Main Street justement, le premier grand succès de Sinclair Lewis (et accessoirement, en 1920, premier grand roman américain sur une petite ville de province) se retrouve en filigrane dans ce Babbitt se présentant plus ou moins comme sa suite thématique. A savoir qu'on y retrouve la seule, l'unique obsession de Sinclair Lewis durant toute son œuvre : croquer les travers de la bourgeoisie et dénoncer l'hypocrisie de valeurs américaines biaisées, cette règle d'or du libéralisme et du libre-échange masquant une société parmi les plus puritaines qui soient (inutile de dire que la charge n'a pas vieilli).

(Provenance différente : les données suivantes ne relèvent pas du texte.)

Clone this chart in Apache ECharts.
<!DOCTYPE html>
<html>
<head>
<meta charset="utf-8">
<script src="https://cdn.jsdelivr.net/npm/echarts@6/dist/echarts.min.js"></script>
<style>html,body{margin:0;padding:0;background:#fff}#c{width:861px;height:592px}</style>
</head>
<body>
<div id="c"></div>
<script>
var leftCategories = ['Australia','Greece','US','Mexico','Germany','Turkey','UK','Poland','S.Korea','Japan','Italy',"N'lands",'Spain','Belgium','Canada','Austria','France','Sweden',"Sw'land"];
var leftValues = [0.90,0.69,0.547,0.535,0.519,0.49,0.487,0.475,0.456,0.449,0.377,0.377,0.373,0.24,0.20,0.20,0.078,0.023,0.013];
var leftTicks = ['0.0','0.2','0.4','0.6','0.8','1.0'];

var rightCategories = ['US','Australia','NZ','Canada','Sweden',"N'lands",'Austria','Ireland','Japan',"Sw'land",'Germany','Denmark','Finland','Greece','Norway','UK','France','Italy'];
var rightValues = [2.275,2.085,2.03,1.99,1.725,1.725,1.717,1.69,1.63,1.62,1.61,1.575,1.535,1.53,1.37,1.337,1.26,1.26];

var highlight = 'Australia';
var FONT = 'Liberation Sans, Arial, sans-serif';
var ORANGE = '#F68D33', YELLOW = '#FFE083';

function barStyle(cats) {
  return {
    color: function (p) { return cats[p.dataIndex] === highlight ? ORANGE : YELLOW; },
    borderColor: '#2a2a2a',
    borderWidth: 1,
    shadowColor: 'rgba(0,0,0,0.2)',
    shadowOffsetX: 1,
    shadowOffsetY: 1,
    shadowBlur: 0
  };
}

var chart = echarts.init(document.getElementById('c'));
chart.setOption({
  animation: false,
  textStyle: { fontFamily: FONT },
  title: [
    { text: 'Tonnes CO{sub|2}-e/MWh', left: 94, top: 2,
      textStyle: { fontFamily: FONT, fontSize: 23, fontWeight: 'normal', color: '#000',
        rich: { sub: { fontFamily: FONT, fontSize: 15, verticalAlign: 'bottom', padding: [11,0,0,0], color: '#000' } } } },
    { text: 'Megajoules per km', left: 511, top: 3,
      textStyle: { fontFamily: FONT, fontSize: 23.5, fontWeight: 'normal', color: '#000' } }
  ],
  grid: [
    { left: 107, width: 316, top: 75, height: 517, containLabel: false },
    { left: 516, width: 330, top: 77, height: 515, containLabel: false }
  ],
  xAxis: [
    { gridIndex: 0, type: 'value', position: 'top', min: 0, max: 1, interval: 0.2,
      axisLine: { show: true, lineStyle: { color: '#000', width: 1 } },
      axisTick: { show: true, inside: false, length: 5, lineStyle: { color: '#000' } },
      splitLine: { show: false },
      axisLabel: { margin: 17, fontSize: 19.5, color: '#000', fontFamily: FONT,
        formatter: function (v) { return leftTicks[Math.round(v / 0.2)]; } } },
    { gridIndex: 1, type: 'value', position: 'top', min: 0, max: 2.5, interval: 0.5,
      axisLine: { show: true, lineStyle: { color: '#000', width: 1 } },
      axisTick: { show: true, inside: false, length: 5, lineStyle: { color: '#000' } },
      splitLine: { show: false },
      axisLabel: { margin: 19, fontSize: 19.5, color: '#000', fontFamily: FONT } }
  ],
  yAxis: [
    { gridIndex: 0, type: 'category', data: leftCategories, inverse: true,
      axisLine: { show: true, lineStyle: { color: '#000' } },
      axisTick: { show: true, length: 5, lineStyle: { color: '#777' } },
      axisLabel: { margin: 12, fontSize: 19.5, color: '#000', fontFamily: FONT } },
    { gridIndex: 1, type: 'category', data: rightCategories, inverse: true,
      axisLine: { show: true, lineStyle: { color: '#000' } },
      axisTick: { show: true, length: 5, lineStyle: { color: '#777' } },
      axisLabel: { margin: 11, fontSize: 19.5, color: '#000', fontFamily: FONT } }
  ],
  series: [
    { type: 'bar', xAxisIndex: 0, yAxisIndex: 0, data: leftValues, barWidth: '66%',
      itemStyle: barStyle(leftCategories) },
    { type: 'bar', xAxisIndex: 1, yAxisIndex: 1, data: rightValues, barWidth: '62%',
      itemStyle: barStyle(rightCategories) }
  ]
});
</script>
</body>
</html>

Parangon de vertu croulant sous une épaisse couche de matérialisme, George Babbitt sera donc le symbole de tout ce qui déconne dans ce grand pays, self-made-man accompli confronté au vide d'une existence à laquelle il tentera maladroitement d'échapper. A mi-chemin entre « Le Bourgeois Gentilhomme » et le héros américain typique (quoique retourné comme une crêpe), le voilà donc tentant de repousser les limites de sa condition, de devenir un homme en plus d'être un entrepreneur... pour un résultat burlesque parfois, délirant souvent - grotesque toujours.

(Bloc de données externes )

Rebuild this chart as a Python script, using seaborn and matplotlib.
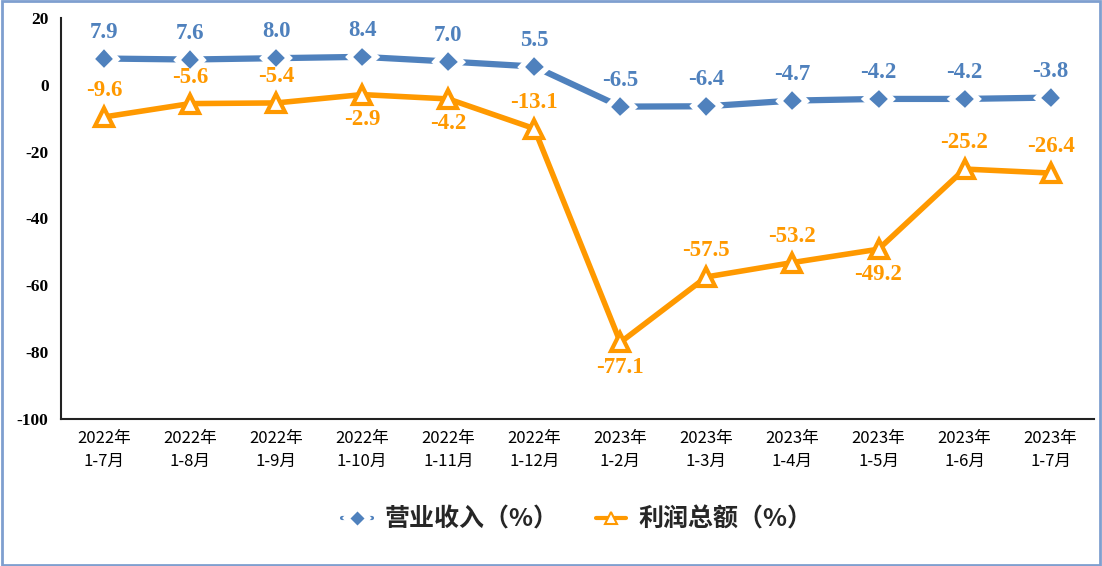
import matplotlib
matplotlib.use("Agg")
import matplotlib.pyplot as plt
import matplotlib.patheffects as pe
import seaborn as sns
import numpy as np
import pandas as pd

# --- 数据 ---
periods = ["2022年\n1-7月", "2022年\n1-8月", "2022年\n1-9月", "2022年\n1-10月", "2022年\n1-11月", "2022年\n1-12月",
           "2023年\n1-2月", "2023年\n1-3月", "2023年\n1-4月", "2023年\n1-5月", "2023年\n1-6月", "2023年\n1-7月"]
revenue = [7.9, 7.6, 8.0, 8.4, 7.0, 5.5, -6.5, -6.4, -4.7, -4.2, -4.2, -3.8]
profit = [-9.6, -5.6, -5.4, -2.9, -4.2, -13.1, -77.1, -57.5, -53.2, -49.2, -25.2, -26.4]
profit_below = [3, 4, 6, 9]  # 标签放在点下方的位置

blue = "#4F81BD"
orange = "#FF9900"

sns.set_theme(style="white")
plt.rcParams['font.family'] = ['Noto Sans CJK SC', 'DejaVu Sans']
plt.rcParams['axes.unicode_minus'] = False

fig = plt.figure(figsize=(11.02, 5.66), dpi=100)
ax = fig.add_axes([0.0554, 0.26, 0.937, 0.708])

x = np.arange(len(periods))
df = pd.DataFrame({"x": x, "营业收入（%）": revenue, "利润总额（%）": profit})

sns.lineplot(data=df, x="x", y="营业收入（%）", ax=ax, color=blue, lw=4.5, marker="D",
             markersize=10.5, markeredgecolor="white", markeredgewidth=1.2,
             label="营业收入（%）", zorder=3,
             path_effects=[pe.Stroke(linewidth=7, foreground="white"), pe.Normal()])
sns.lineplot(data=df, x="x", y="利润总额（%）", ax=ax, color=orange, lw=4, marker="^",
             markersize=13, markerfacecolor="white", markeredgecolor=orange, markeredgewidth=3,
             label="利润总额（%）", zorder=3)

serif_bold = dict(family=["Liberation Serif", "DejaVu Serif"], fontweight="bold", fontsize=16.5)
for i, v in enumerate(revenue):
    ax.annotate(f"{v:.1f}", (i, v), xytext=(0, 19), textcoords="offset points",
                ha="center", va="center", color=blue, **serif_bold)
for i, v in enumerate(profit):
    dy = -18 if i in profit_below else 19
    ax.annotate(f"{v:.1f}", (i, v), xytext=(0, dy), textcoords="offset points",
                ha="center", va="center", color=orange, **serif_bold)

ax.set_xlim(-0.5, len(periods) - 0.5)
ax.set_ylim(-100, 20)
ax.set_yticks(np.arange(-100, 21, 20))
ax.set_yticklabels([str(t) for t in range(-100, 21, 20)],
                   fontdict=dict(family=["Liberation Serif"], fontweight="bold", fontsize=12.5))
ax.set_xticks(x)
ax.set_xticklabels(periods, fontsize=12, linespacing=1.45)
ax.tick_params(axis="both", length=0, colors="black")
ax.tick_params(axis="y", pad=9)
ax.tick_params(axis="x", pad=8)
ax.set_xlabel("")
ax.set_ylabel("")
for s in ["top", "right"]:
    ax.spines[s].set_visible(False)
for s in ["left", "bottom"]:
    ax.spines[s].set_color("#222222")
    ax.spines[s].set_linewidth(1.5)

leg = ax.legend(loc="upper center", bbox_to_anchor=(0.5, -0.165), ncol=2, frameon=False,
                prop=dict(family="Noto Sans CJK SC", weight="bold", size=18),
                columnspacing=1.5, handlelength=1.2, handletextpad=0.5)
for h in leg.legend_handles:
    h.set_linewidth(3)
    h.set_markersize(8)
    h.set_markeredgewidth(1.5 if h.get_marker() == "^" else 1)

fig.patches.append(plt.Rectangle((0.002, 0.002), 0.996, 0.996, transform=fig.transFigure,
                                 fill=False, edgecolor="#7F9FCF", linewidth=2))

fig.savefig("out.png", dpi=100)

Assemblage de quasi-sketches décousus mais pour certains (celui de la voiture !) hilarants, voici sans doute en strict terme de satire le roman le plus puissant de Sinclair Lewis - qui déchaîna d'ailleurs à sa sortie des haines féroces aux Etats-Unis... en même temps qu'une admiration inconditionnelle chez les européens. Babbitt a beau être nuancé, présenter un antihéros somme toute attachant et pourvu de qualités non-négligeables... rarement un auteur aura à ce point fustigé son propre pays - c'est à dire que Lewis ne fustige pas les défauts que le pays se reconnaît... mais au contraire tout ce dont il s'enorgueillit. Son esprit bourgeois et libéral. Ses valeurs les plus fondamentales. Si la critique n'a en elle-même pas pris plus de rides que le style de poussière, on s'interroge en revanche sur la destinée de ce livre dans l'Amérique hypermédiatique d'aujourd'hui - sans doute un tel brûlot n'aurait-il pas trouvé d'éditeur après la Seconde Guerre Mondiale (le destin du féroce Lord of the Barnyard de Tristan Egolf, assez proche de Main Street dans le fond, est en ce sens éloquent). C'est peu dire que Sinclair Lewis gagnerait à être redécouvert, avec ce livre ou le remarquable Dodsworth ; voici un auteur qui, mine de rien, pourrait bien être beaucoup plus subversif aujourd'hui qu'à son époque. Et le moins qu'on puisse dire est qu'en ces temps de retour au puritanisme, ce genre de lecture fait du bien.